Being Upset Alone is Not Enough Proof: Thomas

David A. Szwak

Being Upset Alone is Not Enough Proof: Thomas

Postby David A. Szwak » Fri Dec 02, 2005 5:00 am

Thomas v. Gulf Coast Credit Services, Inc.
214 F.Supp.2d 1228

While such a conclusory affidavit might save a defendant who is not on notice of potential inaccuracies, some additional showing of reasonableness is required when the uncontroverted evidence shows that Plaintiff questioned the reliability if Defendants' information sources. See Philbin v. Trans Union Corp., 101 F.3d 957, 965-66 (3rd Cir.1996); see also Bryant v. TRW, Inc., 689 F.2d 72, 77-78 (6th Cir.1982). Equifax (and Trans Union through the purchase of Gulf Coast) was on notice of disputed information in Plaintiff's file long before submitting a credit report to Regions Bank, yet inaccurate information still was conveyed. It is not entirely clear to the court what either Defendant could have done to eradicate the faulty information in Plaintiff's files after it was notified. It may well be that consumer reporting agencies are not in a proper position to adequately determine the reliability of secondary sources, particularly when each such source offers the same information about a victim of identity theft. On the other hand, blind reliance upon *1235 such sources in the face of repeated consumer disputes is not reasonable.
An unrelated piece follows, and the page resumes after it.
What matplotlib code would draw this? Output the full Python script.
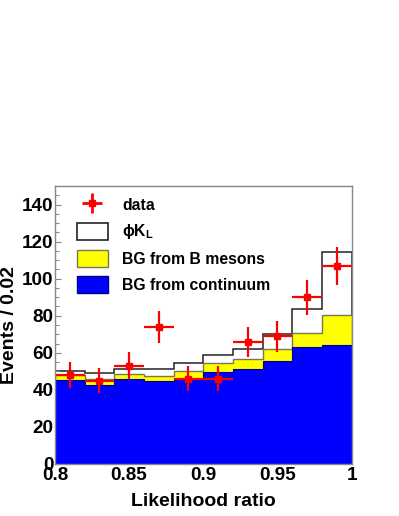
"""Likelihood ratio distribution: data vs stacked phiK_L / B-meson BG / continuum BG."""

import matplotlib
import numpy as np

matplotlib.use("Agg")
import matplotlib.pyplot as plt  # noqa: E402
from matplotlib.lines import Line2D  # noqa: E402
from matplotlib.patches import Patch  # noqa: E402

plt.rcParams["font.family"] = ["Liberation Sans", "DejaVu Sans"]
plt.rcParams["font.weight"] = "bold"
plt.rcParams["mathtext.fontset"] = "custom"
plt.rcParams["mathtext.rm"] = "Liberation Sans:bold"
plt.rcParams["mathtext.it"] = "Liberation Sans:bold"
plt.rcParams["mathtext.bf"] = "Liberation Sans:bold"

# bin edges of the likelihood ratio (width 0.02)
edges = [0.80, 0.82, 0.84, 0.86, 0.88, 0.90, 0.92, 0.94, 0.96, 0.98, 1.00]

# stacked expectations (cumulative tops)
continuum = [45.3, 42.8, 45.6, 44.9, 45.6, 49.6, 51.0, 55.7, 62.9, 64.3]
cont_plus_b = [47.8, 45.6, 48.5, 47.6, 50.3, 54.3, 56.8, 61.8, 70.8, 80.5]
total = [50.3, 48.9, 51.0, 51.4, 54.6, 58.9, 62.2, 70.1, 83.4, 114.3]

# data points
bin_centers = [0.81, 0.83, 0.85, 0.87, 0.89, 0.91, 0.93, 0.95, 0.97, 0.99]
data = [48, 45, 53, 74, 46, 46, 66, 69, 90, 107]
data_err = [6.9, 6.7, 7.3, 8.6, 6.8, 6.8, 8.1, 8.3, 9.5, 10.3]
half_bin = [0.01] * 10

fig = plt.figure(figsize=(3.99, 5.16), dpi=100)
ax = fig.add_axes([0.1378, 0.1008, 0.7432, 0.5387])

ax.stairs(total, edges, fill=True, color="white", zorder=1)
ax.stairs(total, edges, color="#222222", lw=1.1, zorder=1.5)
ax.stairs(cont_plus_b, edges, fill=True, color="#ffff00", zorder=2)
ax.stairs(cont_plus_b, edges, color="#777755", lw=1.0, zorder=2.1)
ax.stairs(continuum, edges, fill=True, color="#0000ff", zorder=3)
ax.stairs(continuum, edges, color="#00008a", lw=0.8, zorder=3.1)

ax.errorbar(bin_centers, data, yerr=data_err, xerr=half_bin, fmt="s", color="#ff0000",
            ms=4.8, elinewidth=1.6, capsize=0, zorder=5)

ax.set_xlim(0.8, 1.0)
ax.set_ylim(0, 150)
ax.set_xticks([0.8, 0.85, 0.9, 0.95, 1.0])
ax.set_xticklabels(["0.8", "0.85", "0.9", "0.95", "1"])
ax.set_yticks(np.arange(0, 141, 20))
ax.set_yticks(np.arange(0, 150, 5), minor=True)
ax.tick_params(axis="y", which="major", direction="in", length=4.3, width=0.8,
               color="#888888", labelsize=13.6, pad=1)
ax.tick_params(axis="y", which="minor", direction="in", length=2.8, width=0.8,
               color="#888888")
ax.tick_params(axis="x", which="both", length=0, labelsize=13.6, pad=2)
for lab in ax.get_xticklabels() + ax.get_yticklabels():
    lab.set_fontweight("bold")
for sp in ax.spines.values():
    sp.set_color("#888888")
    sp.set_linewidth(1.0)
    sp.set_zorder(6)

ax.set_xlabel("Likelihood ratio", fontsize=14, fontweight="bold", labelpad=7)
ax.set_ylabel("Events / 0.02", fontsize=14, fontweight="bold", labelpad=3)

h_data = (Line2D([], [], ls="none", marker="+", ms=15, mew=2.0, color="#ff0000"),
          Line2D([], [], ls="none", marker="s", ms=4.8, color="#ff0000"))
h_sig = Patch(facecolor="white", edgecolor="#222222", lw=1.2)
h_b = Patch(facecolor="#ffff00", edgecolor="#777755", lw=1.0)
h_c = Patch(facecolor="#0000ff", edgecolor="#00008a", lw=1.0)
leg = ax.legend([h_data, h_sig, h_b, h_c],
                ["data", "ϕK$_\\mathregular{L}$", "BG from B mesons", "BG from continuum"],
                loc="upper left", bbox_to_anchor=(0.074, 0.962), frameon=False,
                fontsize=11.3, handlelength=1.95, handleheight=1.3, labelspacing=0.55,
                handletextpad=0.95, borderpad=0, borderaxespad=0)
for t in leg.get_texts():
    t.set_fontweight("bold")

fig.savefig("out.png", dpi=100)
The proper test in this regard weighs "the potential harm of inaccuracy against the burden of safeguarding against such inaccuracy." Parker, 124 F.Supp.2d at 1225. Absent sufficient evidence with which to engage in such an analysis, the court cannot conclude as a matter of law that Equifax or Trans Union acted reasonably after Plaintiff disputed the inaccurate information.
Of course, the FCRA's enforcement mechanisms permit relief only upon a showing that Plaintiff suffered damages as a result of Defendants' actions. See Cousin v. Trans Union Corp., 246 F.3d 359, 369 (5th Cir.2001). Plaintiff does not dispute that Regions Bank would have approved her credit application had it relied only upon Trans Union's report. As such, Plaintiff cannot prove she suffered any pecuniary damages stemming from Trans Union's conduct. See Cahlin, 936 F.2d at 1160-61 (holding that a plaintiff's damages claim fails when he or she cannot prove that credit denial was caused by a defendant).
[4] [5] Granted, the denial of a credit opportunity is not a prerequisite to a damages claim under the FCRA; Plaintiff may proceed upon showing that Trans Union caused her to suffer emotional damages. See, e.g., Stevenson v. TRW, Inc., 987 F.2d 288, 296 (5th Cir.1993). Indeed, Plaintiff claims that she felt emotional distress arising from her worry that bad credit reports would affect future credit approvals. (Thomas Dep. at 69-70.) However, at the time Plaintiff felt this distress, she did not know whether Trans Union had supplied erroneous information to any potential lender. Because that information would not have prevented her from credit approval, it would be incongruous to attribute the distress to Trans Union. See Cousin, 246 F.3d at 370. Accordingly, summary judgment is due to be granted as to Plaintiff's § 1681e(b) claim against Trans Union. [FN8]

FN8. The fact that Plaintiff felt upset about a telephone call she received from the same collection agency that received a credit report from Trans Union does not raise a jury issue in this regard. First of all, there is nothing in the record indicating the accuracy of the information relayed to Sagres. Second, only speculation can link the report to the telephone call, there being no evidence as to the time frame of the call. Finally, the court does not believe the frustration experienced by an unsolicited telephone call is the type of emotional distress envisioned by the FCRA's definition of actual damages. See, e.g., Cousin, 246 F.3d at 370-71.